--- To do ---
Omit all images, then return the remaining material exactly as it stands.

_____

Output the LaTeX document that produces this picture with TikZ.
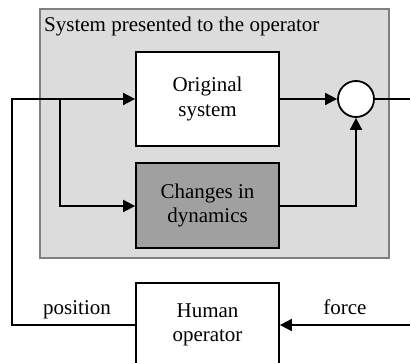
\documentclass[tikz,border=0pt]{standalone}
\usepackage{fontspec}
\setmainfont{Liberation Serif}
\usetikzlibrary{arrows.meta}
\definecolor{panelfill}{RGB}{220,220,220}
\definecolor{panelline}{RGB}{128,128,128}
\definecolor{darkfill}{RGB}{160,160,160}
\begin{document}
\begin{tikzpicture}[x=1pt,y=-1pt,
  font=\fontsize{21}{24.5}\selectfont,
  blk/.style={draw=black,line width=1.8pt,fill=white,minimum width=143pt,align=center,inner sep=0pt},
  wire/.style={draw=black,line width=1.8pt},
  arr/.style={wire,-{Triangle[length=12pt,width=12pt]}}]
\useasboundingbox (0,0) rectangle (410,363);
\clip (0,0) rectangle (410,363);
\node[draw=panelline,fill=panelfill,line width=1.8pt,minimum width=349pt,minimum height=249pt,inner sep=0pt] (panel) at (214.5,133.5) {};
\node[anchor=base west,inner sep=0pt] (title) at (44,32) {System presented to the operator};
\node[blk,minimum height=94pt] (orig) at (207.5,99) {Original\\system};
\node[blk,fill=darkfill,minimum height=85pt] (chg) at (207.5,205.5) {Changes in\\dynamics};
\node[draw=black,line width=1.8pt,fill=white,circle,minimum size=36pt,inner sep=0pt] (sum) at (356,99) {};
\node[blk,minimum height=84pt] (hum) at (207.5,325) {Human\\operator};
\coordinate (posl) at (12,325);
\coordinate (br) at (60,99);
\coordinate (brd) at (60,206);
\coordinate (out) at (410,99);
\coordinate (fin) at (410,325);
\coordinate (cr) at (356,206);
\draw[arr] (hum.west) -- (posl) |- (orig.west);
\draw[arr] (br) -- (brd) -- (brd -| chg.west);
\draw[arr] (chg.east |- cr) -- (cr) -- (sum.south);
\draw[arr] (orig.east) -- (sum.west);
\draw[wire] (sum.east) -- (out);
\draw[arr] (fin) -- (hum.east);
\node[anchor=base,inner sep=0pt] (poslab) at (77,315) {position};
\node[anchor=base,inner sep=0pt] (forcelab) at (345,315) {force};
\end{tikzpicture}
\end{document}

_____

--- Correct result ---
Output the LaTeX document that produces this picture with TikZ.
\documentclass[tikz,border=0pt]{standalone}
\usepackage{fontspec}
\setmainfont{Liberation Serif}
\usetikzlibrary{arrows.meta}
\definecolor{panelfill}{RGB}{220,220,220}
\definecolor{panelline}{RGB}{128,128,128}
\definecolor{darkfill}{RGB}{160,160,160}
\begin{document}
\begin{tikzpicture}[x=1pt,y=-1pt,
  font=\fontsize{21}{24.5}\selectfont,
  blk/.style={draw=black,line width=1.8pt,fill=white,minimum width=143pt,align=center,inner sep=0pt},
  wire/.style={draw=black,line width=1.8pt},
  arr/.style={wire,-{Triangle[length=12pt,width=12pt]}}]
\useasboundingbox (0,0) rectangle (410,363);
\clip (0,0) rectangle (410,363);
\node[draw=panelline,fill=panelfill,line width=1.8pt,minimum width=349pt,minimum height=249pt,inner sep=0pt] (panel) at (214.5,133.5) {};
\node[anchor=base west,inner sep=0pt] (title) at (44,32) {System presented to the operator};
\node[blk,minimum height=94pt] (orig) at (207.5,99) {Original\\system};
\node[blk,fill=darkfill,minimum height=85pt] (chg) at (207.5,205.5) {Changes in\\dynamics};
\node[draw=black,line width=1.8pt,fill=white,circle,minimum size=36pt,inner sep=0pt] (sum) at (356,99) {};
\node[blk,minimum height=84pt] (hum) at (207.5,325) {Human\\operator};
\coordinate (posl) at (12,325);
\coordinate (br) at (60,99);
\coordinate (brd) at (60,206);
\coordinate (out) at (410,99);
\coordinate (fin) at (410,325);
\coordinate (cr) at (356,206);
\draw[arr] (hum.west) -- (posl) |- (orig.west);
\draw[arr] (br) -- (brd) -- (brd -| chg.west);
\draw[arr] (chg.east |- cr) -- (cr) -- (sum.south);
\draw[arr] (orig.east) -- (sum.west);
\draw[wire] (sum.east) -- (out);
\draw[arr] (fin) -- (hum.east);
\node[anchor=base,inner sep=0pt] (poslab) at (77,315) {position};
\node[anchor=base,inner sep=0pt] (forcelab) at (345,315) {force};
\end{tikzpicture}
\end{document}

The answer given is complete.